The onus is on Test players outside of the Big Three countries to play an attractive brand of cricket to keep the format alive, according to South African quick Kagiso Rabada, who is in his tenth year of international cricket. Rabada has played 62 Tests, fewer than his number of ODIs (101) and T20Is (65), but regards the longest format as the best and wants his peers to help keep it healthy.
“It’s up to us as well to boost the game. You look at the big three, Australia, England, India and they just have the most money to be quite frank. However, if you want those nations playing against you, then you need to be playing good cricket. You need to be challenging for that ICC mace or World Test Championship (WTC),” Rabada said from Trinidad, where South Africa are preparing to play a two-Test series against West Indies. “That’s one of the ways in which you have control to set an equilibrium amongst teams. That’s one thing that the unions can control: to play good cricket.”
Rabada, like all players of the modern era, has experienced the global transition to T20, and benefited from it. In the last seven months, he has played in four different T20 competitions – the SA20, IPL, T20 World Cup and MLC – but no Tests. This is a situation unique to countries who struggle with the costs of hosting Tests.
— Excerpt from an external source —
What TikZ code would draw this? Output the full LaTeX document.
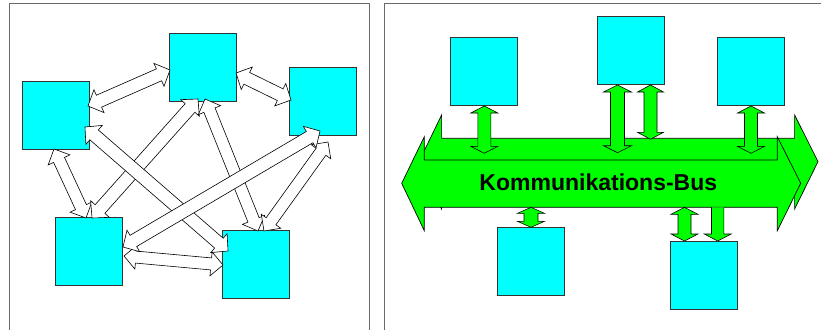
\documentclass[tikz,border=0pt]{standalone}
\usepackage{fontspec}
\newfontfamily\busfont{Liberation Sans}
\usetikzlibrary{calc}
\definecolor{boxcyan}{HTML}{00FFFF}
\definecolor{busgreen}{HTML}{00FF00}
\definecolor{framegray}{HTML}{6A6A6A}
% #1 style, #2 start, #3 end, #4 shaft half width, #5 head half width, #6 head length
\newcommand{\dblarrow}[6]{%
  \coordinate (ta) at ($(#2)!#6!(#3)$);
  \coordinate (tb) at ($(#3)!#6!(#2)$);
  \draw[#1] (#2) -- ($(ta)!#5!90:(#3)$) -- ($(ta)!#4!90:(#3)$)
    -- ($(tb)!#4!-90:(#2)$) -- ($(tb)!#5!-90:(#2)$) -- (#3)
    -- ($(tb)!#5!90:(#2)$) -- ($(tb)!#4!90:(#2)$)
    -- ($(ta)!#4!-90:(#3)$) -- ($(ta)!#5!-90:(#3)$) -- cycle;
}
\tikzset{
  frameline/.style={draw=framegray, line width=1pt},
  sq/.style={draw=black!80, fill=boxcyan, line width=0.7pt, minimum width=67pt,
    minimum height=68pt, inner sep=0pt, outer sep=0pt},
  warrow/.style={draw=black, fill=white, line width=0.6pt, line join=miter},
  garrow/.style={draw=black, fill=busgreen, line width=0.6pt, line join=miter},
  busshape/.style={draw=black, fill=busgreen, line width=0.7pt, line join=miter},
  buslabel/.style={font={\busfont\bfseries\fontsize{23pt}{27pt}\selectfont}, anchor=base, inner sep=0pt}
}
\begin{document}
\begin{tikzpicture}[x=1pt,y=-1pt]
\useasboundingbox (0,0) rectangle (821,330);
% panel frames
\draw[frameline] (9.3,330) -- (9.3,3.5) -- (369.3,3.5) -- (369.3,330);
\draw[frameline] (384.7,330) -- (384.7,3.5) -- (821,3.5);

% ---------- left panel ----------
\node[sq] (T)  at (202.8,67.3) {};
\node[sq] (L)  at (56,115) {};
\node[sq] (R)  at (322.8,101.3) {};
\node[sq] (BL) at (89.3,251) {};
\node[sq] (BR) at (256,264.2) {};

\coordinate (a1s) at (88,106);   \coordinate (a1e) at (170,70);
\coordinate (a2s) at (236,73);   \coordinate (a2e) at (291,100);
\coordinate (a3s) at (54,149);   \coordinate (a3e) at (86,218);
\coordinate (a4s) at (92,218);   \coordinate (a4e) at (198,99);
\coordinate (a5s) at (205,99);   \coordinate (a5e) at (258,231);
\coordinate (a6s) at (85,127);   \coordinate (a6e) at (228,251);
\coordinate (a7s) at (123,247);  \coordinate (a7e) at (320,131);
\coordinate (a8s) at (264,231);  \coordinate (a8e) at (328,142);
\coordinate (a9s) at (124,256);  \coordinate (a9e) at (223,265);

\dblarrow{warrow}{a1s}{a1e}{6.5pt}{12.5pt}{12pt}
\dblarrow{warrow}{a2s}{a2e}{6.5pt}{12.5pt}{12pt}
\dblarrow{warrow}{a3s}{a3e}{6pt}{12pt}{12pt}
\dblarrow{warrow}{a4s}{a4e}{6.5pt}{12.5pt}{12pt}
\dblarrow{warrow}{a6s}{a6e}{6.5pt}{12.5pt}{12pt}
\dblarrow{warrow}{a5s}{a5e}{6pt}{12pt}{12pt}
\dblarrow{warrow}{a9s}{a9e}{6pt}{12pt}{12pt}
\dblarrow{warrow}{a8s}{a8e}{6pt}{12pt}{12pt}
\dblarrow{warrow}{a7s}{a7e}{6.5pt}{12.5pt}{12pt}

% ---------- right panel ----------
\node[sq] (A) at (484.3,71.3) {};
\node[sq] (B) at (630.8,50.8) {};
\node[sq] (C) at (751,71.3) {};
\node[sq] (D) at (531,261.7) {};
\node[sq] (E) at (704.3,275.2) {};

% communication bus (3D block arrow: back face, then front face)
\begin{scope}[shift={(17.3,-21.7)}]
\draw[busshape] (401.7,183.3) -- (424.3,136.7) -- (424.3,160) -- (777.3,160)
  -- (777.3,136.7) -- (800.7,183.3) -- (777.3,230.7) -- (777.3,207.3)
  -- (424.3,207.3) -- (424.3,230.7) -- cycle;
\end{scope}
\draw[busshape] (401.7,183.3) -- (424.3,136.7) -- (424.3,160) -- (777.3,160)
  -- (777.3,136.7) -- (800.7,183.3) -- (777.3,230.7) -- (777.3,207.3)
  -- (424.3,207.3) -- (424.3,230.7) -- cycle;
\node[buslabel] (bus) at (598.3,190.7) {Kommunikations-Bus};

\coordinate (g1s) at (484.3,106);   \coordinate (g1e) at (484.3,153.3);
\coordinate (g2s) at (617.5,85);    \coordinate (g2e) at (617.5,152.7);
\coordinate (g3s) at (650.5,85);    \coordinate (g3e) at (650.5,139.3);
\coordinate (g4s) at (751,106);     \coordinate (g4e) at (751,153.3);
\coordinate (g5s) at (531,207.3);   \coordinate (g5e) at (531,227.3);
\coordinate (g6s) at (684.5,207.3); \coordinate (g6e) at (684.5,241);

\dblarrow{garrow}{g1s}{g1e}{6.5pt}{13.5pt}{7pt}
\dblarrow{garrow}{g2s}{g2e}{7pt}{14pt}{7pt}
\dblarrow{garrow}{g3s}{g3e}{6.5pt}{13pt}{7pt}
\dblarrow{garrow}{g4s}{g4e}{6.5pt}{13.5pt}{7pt}
\dblarrow{garrow}{g5s}{g5e}{7pt}{13.5pt}{6pt}
\dblarrow{garrow}{g6s}{g6e}{6.5pt}{13.5pt}{7pt}
% single arrow from bus down to box E
\coordinate (g7s) at (717.7,207.3); \coordinate (g7e) at (717.7,241);
\draw[garrow] ($(g7s)+(-6.2,0)$) -- ($(g7e)+(-6.2,-7)$) -- ($(g7e)+(-13.4,-7)$) -- (g7e)
  -- ($(g7e)+(13.4,-7)$) -- ($(g7e)+(6.2,-7)$) -- ($(g7s)+(6.2,0)$);
\end{tikzpicture}
\end{document}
South Africa and West Indies both fall into that category, with CSA opting for two-Test series for the entirety of the 2023-2025 WTC cycle and West Indies due to play the second-fewest number of Tests in the same period: 26 (Sri Lanka, with 25 Tests, have a leaner schedule).
With talk at the recent World Cricket Connect event, hosted by the MCC, of reducing the number of top-tier Test teams to six, South Africa and particularly West Indies, who finished eighth in the last two WTC cycles, have reason to be concerned about their long-format future. But Rabada hopes players can sway the minds of the decision-makers by putting in compelling performances.
“Cricket is about giving entertainment. Sport is about giving entertainment to the fans. And with cricket being the second-most popular sport in the world, after football, based on the numbers in the subcontinent, it’s very certain that cricket is providing entertainment for the fans,” Rabada said. “And for the fans to get good entertainment, the cricket has to be good. I just feel as if when good cricket is played, then the best teams want to play against those teams. It’s up to us to play good Test cricket. And if you play good Test cricket, then you start to get a good following.”
“We saw when West Indies went and beat Australia, that brought a spark back to West Indies Test cricket. And more of that just needs to happen. The celebrations after Shamar Joseph bowled the way that he did – people were crying, people were very emotional. A picture tells a story of a thousand words. So all you have to do is look at those scenes and it’ll tell you.”
South Africa have not been a consistently competitive force in the longest format, especially against Big Three sides, since around 2017-18. The years 2017 and 2018 are the only two in Rabada’s career when he has played 10 or more Tests. In three of the last four years, he has played five Tests or fewer.
Despite that, his returns remain among the best in the world. Rabada is ranked fourth on the ICC Test bowling charts and is within touching distance of becoming the sixth South African to take 300 wickets. He needs only nine more. If he gets there in the first Test against West Indies, he will do it as quickly as Allan Donald, and only one Test slower than Dale Steyn, which emphasises his place among the greats, even though he is trying not to think about it.
“It will be such a special landmark but I’m not focused on that. It will just be a byproduct,” he said. “I’m just focused on making sure that I’m there for the team and that I find a way to put in a performance. Putting in a performance ultimately means that the team is moving in the right direction and that I’m doing my part.”
That also includes playing the kind of cricket that fans will want to watch, starting with the West Indies tour. Though South Africa made an entertaining comeback to international cricket against West Indies in 1992, their meetings since then have been one-sided, and when played in the Caribbean, take place at awkward hours for their home support. West Indies have never won a Test series against South Africa, apart from the one-off game 32 years ago, and have not beaten them in a Test match since 2007. In the West Indies, they last beat South Africa in 2001. So it’s no surprise to hear Rabada say, “We know that we can beat them. We do believe that we can beat them,” but also that there’s something bigger than just winning at stake.
It’s also about the future of the game. “The Caribbean is my favourite place to tour. I love coming here. There’s a lot of history and cricket and cricketing history here,” he said. “It will be sad if there are only six (Test) teams and it would be sad to not see West Indies cricket in and amongst the top teams as they used to be because they used to dominate world cricket.”